## BEGIN
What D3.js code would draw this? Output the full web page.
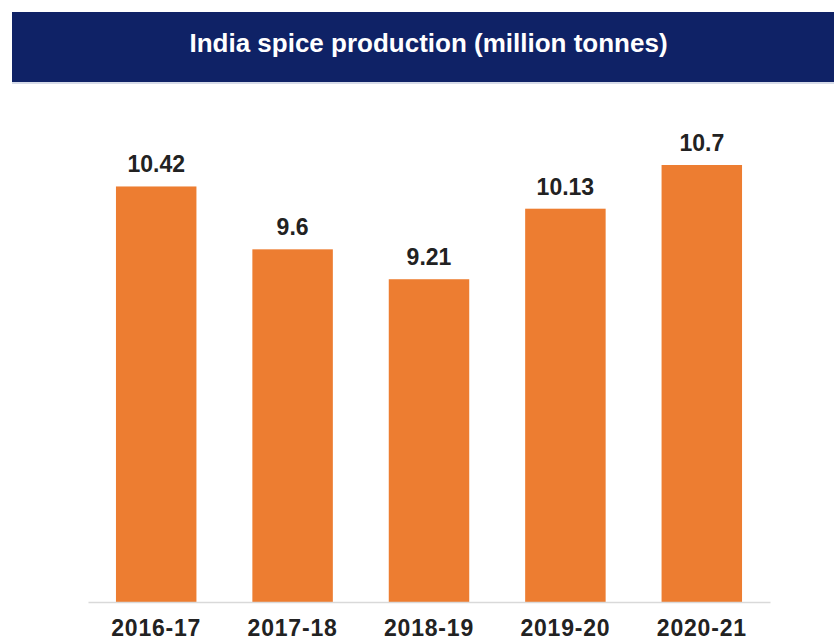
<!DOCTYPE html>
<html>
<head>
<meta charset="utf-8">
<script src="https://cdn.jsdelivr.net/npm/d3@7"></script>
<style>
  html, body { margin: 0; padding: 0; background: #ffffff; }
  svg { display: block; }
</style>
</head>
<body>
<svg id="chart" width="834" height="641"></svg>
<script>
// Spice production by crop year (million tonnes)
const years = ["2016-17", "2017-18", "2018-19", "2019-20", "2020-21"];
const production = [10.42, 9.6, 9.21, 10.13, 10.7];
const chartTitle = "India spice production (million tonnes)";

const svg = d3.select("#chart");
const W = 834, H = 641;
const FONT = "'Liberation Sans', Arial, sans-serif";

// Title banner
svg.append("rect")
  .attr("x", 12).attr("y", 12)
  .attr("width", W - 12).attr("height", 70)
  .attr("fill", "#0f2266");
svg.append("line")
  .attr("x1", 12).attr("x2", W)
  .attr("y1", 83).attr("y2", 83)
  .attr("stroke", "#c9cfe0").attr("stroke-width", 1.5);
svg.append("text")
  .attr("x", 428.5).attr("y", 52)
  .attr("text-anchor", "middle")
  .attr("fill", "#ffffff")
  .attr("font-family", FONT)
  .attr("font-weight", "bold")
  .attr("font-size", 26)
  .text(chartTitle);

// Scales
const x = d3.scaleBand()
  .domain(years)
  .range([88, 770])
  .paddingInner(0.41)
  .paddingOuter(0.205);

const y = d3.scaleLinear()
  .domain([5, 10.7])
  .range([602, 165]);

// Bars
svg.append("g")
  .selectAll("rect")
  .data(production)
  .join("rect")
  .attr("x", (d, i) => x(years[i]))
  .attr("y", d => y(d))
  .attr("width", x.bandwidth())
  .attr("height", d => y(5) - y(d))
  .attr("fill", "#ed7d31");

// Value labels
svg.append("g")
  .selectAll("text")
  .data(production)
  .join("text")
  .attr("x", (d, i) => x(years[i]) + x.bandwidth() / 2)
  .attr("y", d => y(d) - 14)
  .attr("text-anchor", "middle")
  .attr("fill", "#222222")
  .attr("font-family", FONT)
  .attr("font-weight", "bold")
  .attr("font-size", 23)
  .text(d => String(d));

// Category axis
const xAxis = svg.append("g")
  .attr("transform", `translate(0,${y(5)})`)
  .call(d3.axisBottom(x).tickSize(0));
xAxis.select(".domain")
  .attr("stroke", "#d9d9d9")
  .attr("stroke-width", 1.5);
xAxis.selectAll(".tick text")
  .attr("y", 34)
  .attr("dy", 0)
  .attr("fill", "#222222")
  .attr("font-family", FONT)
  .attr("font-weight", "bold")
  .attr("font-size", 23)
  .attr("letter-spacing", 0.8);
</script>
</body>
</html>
## END
Transcribe the listing above verbatim. Omit the pictures.

■ **RESULT FOR THIS EXERCISE**:
What D3.js code would draw this? Output the full web page.
<!DOCTYPE html>
<html>
<head>
<meta charset="utf-8">
<script src="https://cdn.jsdelivr.net/npm/d3@7"></script>
<style>
  html, body { margin: 0; padding: 0; background: #ffffff; }
  svg { display: block; }
</style>
</head>
<body>
<svg id="chart" width="834" height="641"></svg>
<script>
// Spice production by crop year (million tonnes)
const years = ["2016-17", "2017-18", "2018-19", "2019-20", "2020-21"];
const production = [10.42, 9.6, 9.21, 10.13, 10.7];
const chartTitle = "India spice production (million tonnes)";

const svg = d3.select("#chart");
const W = 834, H = 641;
const FONT = "'Liberation Sans', Arial, sans-serif";

// Title banner
svg.append("rect")
  .attr("x", 12).attr("y", 12)
  .attr("width", W - 12).attr("height", 70)
  .attr("fill", "#0f2266");
svg.append("line")
  .attr("x1", 12).attr("x2", W)
  .attr("y1", 83).attr("y2", 83)
  .attr("stroke", "#c9cfe0").attr("stroke-width", 1.5);
svg.append("text")
  .attr("x", 428.5).attr("y", 52)
  .attr("text-anchor", "middle")
  .attr("fill", "#ffffff")
  .attr("font-family", FONT)
  .attr("font-weight", "bold")
  .attr("font-size", 26)
  .text(chartTitle);

// Scales
const x = d3.scaleBand()
  .domain(years)
  .range([88, 770])
  .paddingInner(0.41)
  .paddingOuter(0.205);

const y = d3.scaleLinear()
  .domain([5, 10.7])
  .range([602, 165]);

// Bars
svg.append("g")
  .selectAll("rect")
  .data(production)
  .join("rect")
  .attr("x", (d, i) => x(years[i]))
  .attr("y", d => y(d))
  .attr("width", x.bandwidth())
  .attr("height", d => y(5) - y(d))
  .attr("fill", "#ed7d31");

// Value labels
svg.append("g")
  .selectAll("text")
  .data(production)
  .join("text")
  .attr("x", (d, i) => x(years[i]) + x.bandwidth() / 2)
  .attr("y", d => y(d) - 14)
  .attr("text-anchor", "middle")
  .attr("fill", "#222222")
  .attr("font-family", FONT)
  .attr("font-weight", "bold")
  .attr("font-size", 23)
  .text(d => String(d));

// Category axis
const xAxis = svg.append("g")
  .attr("transform", `translate(0,${y(5)})`)
  .call(d3.axisBottom(x).tickSize(0));
xAxis.select(".domain")
  .attr("stroke", "#d9d9d9")
  .attr("stroke-width", 1.5);
xAxis.selectAll(".tick text")
  .attr("y", 34)
  .attr("dy", 0)
  .attr("fill", "#222222")
  .attr("font-family", FONT)
  .attr("font-weight", "bold")
  .attr("font-size", 23)
  .attr("letter-spacing", 0.8);
</script>
</body>
</html>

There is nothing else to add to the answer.